DESCRIPTION OF THE TASK: The exercise asks you to copy every line below in which "this" appears.

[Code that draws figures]
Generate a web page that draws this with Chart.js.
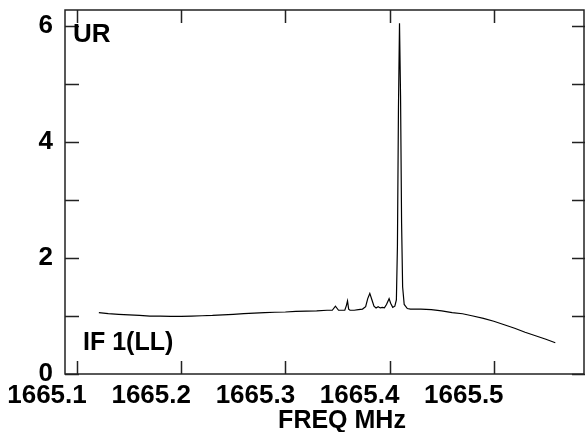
<!DOCTYPE html>
<html>
<head>
<meta charset="utf-8">
<script src="https://cdn.jsdelivr.net/npm/chart.js@4/dist/chart.umd.min.js"></script>
<style>
  html, body { margin: 0; padding: 0; background: #fff; }
  #wrap { width: 585px; height: 432px; position: relative; }
</style>
</head>
<body>
<div id="wrap"><canvas id="spec"></canvas></div>
<script>
// spectrum: frequency (MHz) and amplitude
const freqs = [
  1665.121, 1665.13, 1665.14, 1665.15, 1665.16, 1665.17, 1665.18, 1665.19, 1665.20,
  1665.21, 1665.22, 1665.23, 1665.24, 1665.25, 1665.26, 1665.27, 1665.28, 1665.29,
  1665.30, 1665.31, 1665.32, 1665.33, 1665.34, 1665.345, 1665.348, 1665.351, 1665.355,
  1665.357, 1665.3585, 1665.3596, 1665.3607, 1665.362, 1665.366, 1665.370, 1665.374,
  1665.377, 1665.379, 1665.381, 1665.383, 1665.385, 1665.387, 1665.389, 1665.391,
  1665.393, 1665.395, 1665.397, 1665.3995, 1665.401, 1665.403, 1665.405, 1665.4065,
  1665.4075, 1665.4085, 1665.4095, 1665.4105, 1665.4115, 1665.4125, 1665.414, 1665.417,
  1665.42, 1665.43, 1665.44, 1665.45, 1665.46, 1665.47, 1665.48, 1665.49, 1665.50,
  1665.51, 1665.52, 1665.53, 1665.54, 1665.55, 1665.559
];
const amps = [
  1.06, 1.04, 1.03, 1.02, 1.01, 1.00, 1.00, 0.995, 0.995,
  1.00, 1.005, 1.01, 1.02, 1.03, 1.04, 1.05, 1.06, 1.065,
  1.07, 1.08, 1.085, 1.09, 1.10, 1.10, 1.17, 1.10, 1.10,
  1.10, 1.18, 1.26, 1.12, 1.10, 1.10, 1.11, 1.12,
  1.16, 1.30, 1.39, 1.28, 1.17, 1.14, 1.16, 1.14,
  1.15, 1.14, 1.20, 1.30, 1.22, 1.15, 1.17, 1.28,
  2.2, 4.6, 6.05, 4.8, 2.6, 1.5, 1.2, 1.13,
  1.12, 1.12, 1.11, 1.09, 1.06, 1.04, 1.00, 0.96, 0.91,
  0.85, 0.79, 0.72, 0.66, 0.60, 0.54
];

const xMin = 1665.0885, xMax = 1665.5875;
const yMin = 0, yMax = 6.28;
const xLabel = 'FREQ MHz';
const topLabel = 'UR';
const bottomLabel = 'IF 1(LL)';

const FONT = '"Liberation Sans", Arial, sans-serif';

const points = freqs.map((f, i) => ({ x: f, y: amps[i] }));

// frame, inward ticks on all four sides, and the annotations
const framePlugin = {
  id: 'frame',
  afterDraw(chart) {
    const ctx = chart.ctx;
    const a = chart.chartArea;
    const xs = chart.scales.x, ys = chart.scales.y;
    ctx.save();
    ctx.strokeStyle = '#222';
    ctx.lineWidth = 1.5;
    ctx.strokeRect(a.left, a.top, a.right - a.left - 1, a.bottom - a.top);
    ctx.beginPath();
    xs.ticks.forEach(t => {
      const px = Math.round(xs.getPixelForValue(t.value)) + 0.5;
      ctx.moveTo(px, a.bottom); ctx.lineTo(px, a.bottom - 13);
      ctx.moveTo(px, a.top); ctx.lineTo(px, a.top + 13);
    });
    ys.ticks.forEach(t => {
      const py = Math.round(ys.getPixelForValue(t.value)) + 0.5;
      ctx.moveTo(a.left, py); ctx.lineTo(a.left + 14, py);
      ctx.moveTo(a.right, py); ctx.lineTo(a.right - 13, py);
    });
    ctx.stroke();

    ctx.fillStyle = '#000';
    ctx.textBaseline = 'alphabetic';
    ctx.font = 'bold 26px ' + FONT;
    ctx.textAlign = 'left';
    ctx.fillText(topLabel, a.left + 8, 42);
    ctx.font = 'bold 25px ' + FONT;
    ctx.fillText(bottomLabel, a.left + 18, 350);
    ctx.textAlign = 'center';
    ctx.fillText(xLabel, (a.left + a.right) / 2 + 17, 428);
    ctx.restore();
  }
};

new Chart(document.getElementById('spec'), {
  type: 'scatter',
  data: {
    datasets: [{
      data: points,
      showLine: true,
      borderColor: '#000',
      borderWidth: 1.2,
      pointRadius: 0,
      tension: 0
    }]
  },
  options: {
    responsive: true,
    maintainAspectRatio: false,
    animation: false,
    layout: { padding: { top: 10, right: 0, left: 0, bottom: 0 } },
    plugins: { legend: { display: false }, tooltip: { enabled: false } },
    scales: {
      x: {
        type: 'linear',
        min: xMin,
        max: xMax,
        grid: { display: false, drawTicks: false },
        border: { display: false },
        ticks: {
          stepSize: 0.1,
          includeBounds: false,
          padding: 6,
          labelOffset: -30,
          color: '#000',
          font: { family: FONT, size: 26, weight: 'bold' },
          maxRotation: 0,
          autoSkip: false,
          callback: v => v.toFixed(1)
        },
        afterFit: s => { s.height = 58; s.paddingLeft = 0; s.paddingRight = 0; }
      },
      y: {
        min: yMin,
        max: yMax,
        grid: { display: false, drawTicks: false },
        border: { display: false },
        ticks: {
          stepSize: 1,
          includeBounds: false,
          padding: 12,
          color: '#000',
          font: { family: FONT, size: 26, weight: 'bold' },
          callback: v => (Math.round(v) % 2 === 0 ? String(Math.round(v)) : '')
        },
        afterFit: s => { s.width = 65; s.paddingTop = 0; s.paddingBottom = 0; }
      }
    }
  },
  plugins: [framePlugin]
});
</script>
</body>
</html>
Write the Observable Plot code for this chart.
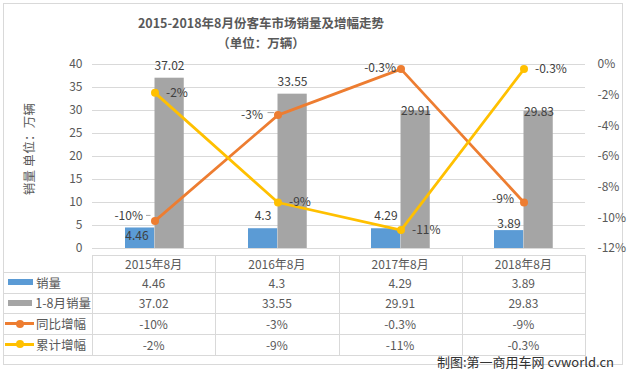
<!DOCTYPE html>
<html><head><meta charset="utf-8">
<script src="https://cdn.jsdelivr.net/npm/d3@7"></script>
<script src="https://cdn.jsdelivr.net/npm/@observablehq/plot@0.6"></script>
<style>
body{margin:0;background:#fff;font-family:"Noto Sans CJK SC","Noto Sans",sans-serif;color:#595959}
#wrap{position:relative;width:628px;height:376px;overflow:hidden;background:#fff}
.abs{position:absolute;font-family:"Noto Sans CJK SC","Noto Sans",sans-serif}
#frame{left:3px;top:3px;width:620px;height:362px;border:1px solid #d9d9d9;box-sizing:border-box}
.title{left:0;width:522px;text-align:center;font-weight:bold;font-size:12.5px;color:#595959;line-height:18px}
#ylab{left:-21px;top:140px;width:100px;text-align:center;font-size:12.5px;transform:rotate(-90deg);line-height:18px;white-space:nowrap;letter-spacing:0.3px}
.hl{height:1px;background:#d9d9d9}
.vl{width:1px;background:#d9d9d9}
.cell{font-size:12px;text-align:center;white-space:nowrap;display:flex;align-items:center;justify-content:center}
.lcell{font-size:12.5px;white-space:nowrap;display:flex;align-items:center}
#caption{right:14px;top:353px;font-size:13px;color:#333;line-height:18px;white-space:nowrap}
svg{position:absolute;left:0;top:0}
</style></head><body><div id="wrap"></div><script>
const categories = ["2015年8月", "2016年8月", "2017年8月", "2018年8月"];
const monthlySales = [4.46, 4.3, 4.29, 3.89];
const ytdSales = [37.02, 33.55, 29.91, 29.83];
const yoyGrowth = [-10.2, -3.3, -0.3, -9.0];
const ytdGrowth = [-1.85, -9.0, -10.8, -0.3];
const yoyLabels = ["-10%", "-3%", "-0.3%", "-9%"];
const ytdLabels = ["-2%", "-9%", "-11%", "-0.3%"];
const leftTicks = [0, 5, 10, 15, 20, 25, 30, 35, 40];
const rightTicks = [0, -2, -4, -6, -8, -10, -12];
const seriesNames = ["销量", "1-8月销量", "同比增幅", "累计增幅"];
const seriesColors = ["#5B9BD5", "#A5A5A5", "#ED7D31", "#FFC000"];
const titleText = "2015-2018年8月份客车市场销量及增幅走势";
const subtitleText = "（单位：万辆）";
const yAxisTitle = "销量 单位：万辆";
const captionText = "制图:第一商用车网 cvworld.cn";

const wrap = document.getElementById("wrap");
function add(cls, style, text) {
  const d = document.createElement("div");
  d.className = "abs " + cls;
  Object.assign(d.style, style);
  if (text != null) d.textContent = text;
  wrap.appendChild(d);
  return d;
}
add("", {}, null).id = "frame";

const leftMax = leftTicks[leftTicks.length - 1];
const pctMin = rightTicks[rightTicks.length - 1], pctMax = rightTicks[0];
const toLeft = p => (p - pctMin) * leftMax / (pctMax - pctMin);
const fromLeft = v => v * (pctMax - pctMin) / leftMax + pctMin;

const data = categories.map((c, i) => ({
  i, cat: c, sales: monthlySales[i], ytd: ytdSales[i],
  yoy: toLeft(yoyGrowth[i]), ytdG: toLeft(ytdGrowth[i]),
  yoyL: yoyLabels[i], ytdL: ytdLabels[i]
}));

const font = {fontSize: 12, fill: "#404040"};
const sel = idx => d => idx.includes(d.i);

const chart = Plot.plot({
  width: 628, height: 376,
  marginTop: 64, marginBottom: 128, marginLeft: 92, marginRight: 43,
  style: {fontFamily: '"Noto Sans CJK SC","Noto Sans",sans-serif', fontSize: "12px", color: "#595959", background: "transparent", overflow: "visible"},
  x: {type: "band", domain: categories, padding: 0, axis: null},
  y: {domain: [0, leftMax], axis: null},
  marks: [
    Plot.gridY(leftTicks, {stroke: "#d9d9d9", strokeOpacity: 1}),
    Plot.axisY(leftTicks, {anchor: "left", tickSize: 0, tickPadding: 10, label: null, fontSize: 12, fill: "#595959"}),
    Plot.axisY(rightTicks.map(toLeft), {anchor: "right", tickSize: 0, tickPadding: 12, label: null, fontSize: 12, fill: "#595959",
      tickFormat: v => `${Math.round(fromLeft(v))}%`}),
    Plot.barY(data, {x: "cat", y: "sales", fill: seriesColors[0], insetLeft: 32, insetRight: 61.75}),
    Plot.barY(data, {x: "cat", y: "ytd", fill: seriesColors[1], insetLeft: 61.5, insetRight: 32.25}),
    // leader lines of the first two yoy labels
    Plot.tickY(data, {filter: sel([0]), x: "cat", y: "yoy", stroke: "#a6a6a6", strokeWidth: 1, insetLeft: 53, insetRight: 65.5, dy: -5.5}),
    Plot.tickY(data, {filter: sel([1]), x: "cat", y: "yoy", stroke: "#a6a6a6", strokeWidth: 1, insetLeft: 51.5, insetRight: 65, dy: -2.5}),
    Plot.line(data, {x: "cat", y: "yoy", stroke: seriesColors[2], strokeWidth: 2.75}),
    Plot.dot(data, {x: "cat", y: "yoy", fill: seriesColors[2], r: 4}),
    Plot.line(data, {x: "cat", y: "ytdG", stroke: seriesColors[3], strokeWidth: 2.75}),
    Plot.dot(data, {x: "cat", y: "ytdG", fill: seriesColors[3], r: 4}),
    // blue bar labels
    Plot.text(data, {filter: sel([0]), x: "cat", y: "sales", text: d => String(d.sales), dx: -18, dy: 8.5, ...font}),
    Plot.text(data, {filter: sel([1, 2]), x: "cat", y: "sales", text: d => String(d.sales), dx: -15, dy: -13, ...font}),
    Plot.text(data, {filter: sel([3]), x: "cat", y: "sales", text: d => String(d.sales), dx: -15, dy: -6, ...font}),
    // gray bar labels
    Plot.text(data, {filter: sel([0, 1]), x: "cat", y: "ytd", text: d => String(d.ytd), dx: 14.5, dy: -12.5, ...font}),
    Plot.text(data, {filter: sel([2, 3]), x: "cat", y: "ytd", text: d => String(d.ytd), dx: 15, dy: 0.5, ...font}),
    // yoy labels
    Plot.text(data, {filter: sel([0]), x: "cat", y: "yoy", text: "yoyL", textAnchor: "end", dx: -12, dy: -5, ...font}),
    Plot.text(data, {filter: sel([1]), x: "cat", y: "yoy", text: "yoyL", textAnchor: "end", dx: -15, dy: 0, ...font}),
    Plot.text(data, {filter: sel([2]), x: "cat", y: "yoy", text: "yoyL", textAnchor: "end", dx: -5, dy: -1, ...font}),
    Plot.text(data, {filter: sel([3]), x: "cat", y: "yoy", text: "yoyL", textAnchor: "end", dx: -10, dy: -3.5, ...font}),
    // ytd growth labels
    Plot.text(data, {x: "cat", y: "ytdG", text: "ytdL", textAnchor: "start", dx: 11, dy: 0, ...font}),
  ]
});
wrap.appendChild(chart);

add("title", {top: "14px"}, titleText);
add("title", {top: "34px"}, subtitleText);
add("", {}, yAxisTitle).id = "ylab";

// data table
const colX = [3, 92, 215.25, 338.5, 461.75, 585];
const rowY = [255, 272, 292.6, 313.3, 334, 354.5];
add("hl", {left: colX[1] + "px", top: rowY[0] + "px", width: (colX[5] - colX[1] + 1) + "px"});
for (let r = 1; r < rowY.length; r++) add("hl", {left: colX[0] + "px", top: rowY[r] + "px", width: (colX[5] - colX[0] + 1) + "px"});
for (let c = 1; c < colX.length; c++) add("vl", {left: colX[c] + "px", top: rowY[0] + "px", height: (rowY[5] - rowY[0]) + "px"});
categories.forEach((cat, i) => add("cell", {left: colX[i + 1] + "px", top: rowY[0] + "px", width: (colX[i + 2] - colX[i + 1]) + "px", height: (rowY[1] - rowY[0]) + "px"}, cat));
const rowsText = [monthlySales.map(String), ytdSales.map(String), yoyLabels, ytdLabels];
rowsText.forEach((vals, r) => {
  const top = rowY[r + 1], h = rowY[r + 2] - rowY[r + 1];
  const lc = add("lcell", {left: "5px", top: top + "px", width: "86px", height: h + "px"});
  const sw = document.createElement("span");
  sw.style.cssText = "position:relative;display:inline-block;width:29px;height:" + (r < 2 ? 6 : 3) + "px;margin-right:2px;background:" + seriesColors[r] + (r < 2 ? ";margin-left:3px;width:25px;margin-right:3px" : "");
  if (r >= 2) {
    const dot = document.createElement("span");
    dot.style.cssText = "position:absolute;left:11px;top:-2.5px;width:8px;height:8px;border-radius:50%;background:" + seriesColors[r];
    sw.appendChild(dot);
  }
  lc.appendChild(sw);
  lc.appendChild(document.createTextNode(seriesNames[r]));
  vals.forEach((v, i) => add("cell", {left: colX[i + 1] + "px", top: top + "px", width: (colX[i + 2] - colX[i + 1]) + "px", height: h + "px"}, v));
});
add("", {}, captionText).id = "caption";
</script></body></html>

THE RESPONSE:
Generate a web page that draws this with Chart.js.
Write the Observable Plot code for this chart.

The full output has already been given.